* [Set task]: Output the material below unchanged, apart from leaving out the pictures.

* [Provided material]:

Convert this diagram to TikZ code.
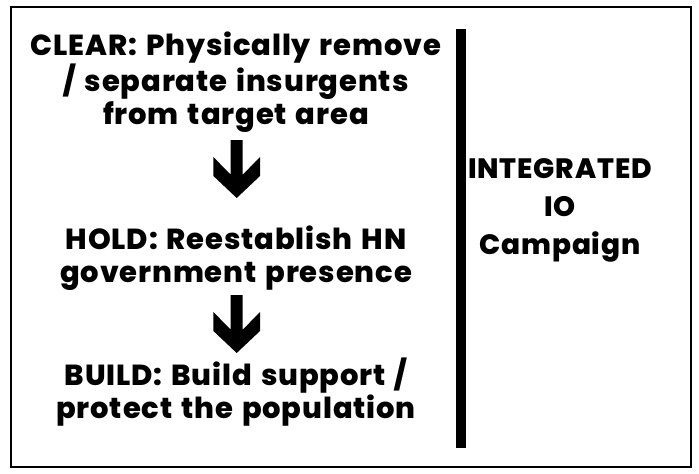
\documentclass[tikz,border=0pt]{standalone}
\usepackage{fontspec}
\setmainfont{Poppins}[BoldFont={Poppins ExtraBold},LetterSpace=3,WordSpace=1.4]
\begin{document}
\begin{tikzpicture}[x=1pt,y=-1pt,
    phase/.style={align=center,inner sep=0pt,font=\fontsize{29}{32.5}\selectfont\bfseries}]
  \useasboundingbox (0,0) rectangle (699,474);
  \draw[line width=2pt] (11,7) rectangle (691,467);

  \node[phase] (clear) at (236,82) {CLEAR: Physically remove\\/ separate insurgents\\from target area};
  \node[phase] (hold) at (236,258) {HOLD: Reestablish HN\\government presence};
  \node[phase] (build) at (236,392) {BUILD: Build support /\\protect the population};
  \node[phase,font=\fontsize{28}{38}\selectfont\bfseries] (io) at (560,210) {INTEGRATED\\IO\\Campaign};

  \coordinate (bartop) at (461,29);
  \coordinate (barbot) at (461,448);
  \draw[line width=10pt] (bartop) -- (barbot);

  \foreach \id / \y in {arr1/140, arr2/295} {
    \coordinate (\id) at (236.7,\y);
    \fill[shift={(\id)}] (-6,0) -- (6,0) -- (6,34.7) -- (23.3,17) -- (23.3,36)
      -- (0,58) -- (-23.3,36) -- (-23.3,17) -- (-6,34.7) -- cycle;
  }
\end{tikzpicture}
\end{document}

* [Final answer]:
Convert this diagram to TikZ code.
\documentclass[tikz,border=0pt]{standalone}
\usepackage{fontspec}
\setmainfont{Poppins}[BoldFont={Poppins ExtraBold},LetterSpace=3,WordSpace=1.4]
\begin{document}
\begin{tikzpicture}[x=1pt,y=-1pt,
    phase/.style={align=center,inner sep=0pt,font=\fontsize{29}{32.5}\selectfont\bfseries}]
  \useasboundingbox (0,0) rectangle (699,474);
  \draw[line width=2pt] (11,7) rectangle (691,467);

  \node[phase] (clear) at (236,82) {CLEAR: Physically remove\\/ separate insurgents\\from target area};
  \node[phase] (hold) at (236,258) {HOLD: Reestablish HN\\government presence};
  \node[phase] (build) at (236,392) {BUILD: Build support /\\protect the population};
  \node[phase,font=\fontsize{28}{38}\selectfont\bfseries] (io) at (560,210) {INTEGRATED\\IO\\Campaign};

  \coordinate (bartop) at (461,29);
  \coordinate (barbot) at (461,448);
  \draw[line width=10pt] (bartop) -- (barbot);

  \foreach \id / \y in {arr1/140, arr2/295} {
    \coordinate (\id) at (236.7,\y);
    \fill[shift={(\id)}] (-6,0) -- (6,0) -- (6,34.7) -- (23.3,17) -- (23.3,36)
      -- (0,58) -- (-23.3,36) -- (-23.3,17) -- (-6,34.7) -- cycle;
  }
\end{tikzpicture}
\end{document}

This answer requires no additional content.